Here’s how it would work: Starting immediately, Congress and the president would agree to a Taxpayer Lottery. Everyone filing a tax return would be automatically eligible for a series of prizes that would start at $50 million, going up to a cool $1 billion—lump sum, and totally tax-free. There’d be no entry fee, no ticket to buy. If you’re one of the several hundred winners, you win—with one small catch! All winners would have their tax returns audited. (Since every taxpayer is theoretically subject to an audit, there’d be no “right” to exempt yourself from the lottery). If the audit found evidence of substantial tax evasion, you’d lose the prize.

What’s the point of this? The level of tax evasion in the U.S.—not legal avoidance, but illegal evasion—has grown to some $2 trillion a year, according to one recent study.

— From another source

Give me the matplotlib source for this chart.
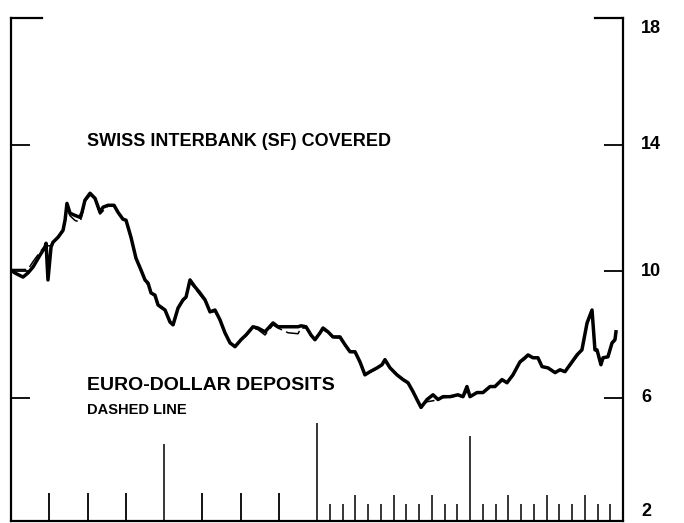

That represents an annual loss to the federal government of $450 to $500 billion a year. My hunch is that the same irrational behavior that leads people to think it’s worth hours of their time and hundreds of their dollars to play a mega-lottery will lead them to be a lot more careful about reporting their real incomes when there’s a chance that evasion will cost them a fortune.

Even if a small percentage of chiselers decided to come clean, it could be worth tens of billions of dollars a year to Washington—with no administrative costs, no need to hire additional IRS agents, no burdensome trials. All that’s needed is that feral hunger for large sums of unearned cash, deeply embedded in human nature. (See, for example, Mark Twain’s "The Man That Corrupted Hadleyburg.")

Yes, such an idea would do little to persuade rich tax evaders to report their incomes honestly. (I’d want the government to take a portion of the Taxpayer Lottery proceeds to go after the well-heeled crooks, maybe even including some of those responsible for the financial meltdown of the late “aughts.”) But even the most ardent populist can’t rationally cheer the prospect of massive tax evasion, and, as Mitt Romney famously reminded us, a large segment of the population—what is that percentage?—pays no income tax at all.

An incentive like a Taxpayer Lottery, then, imposes no additional cost on citizens, other than a decision to do what the law requires, on the theory that the laws of probability will be magically suspended.

In all modesty, I believe that if this idea is adopted, I can just sit back and wait for the Nobel Economics Prize people to come calling. And by the way, that prize is completely tax-exempt.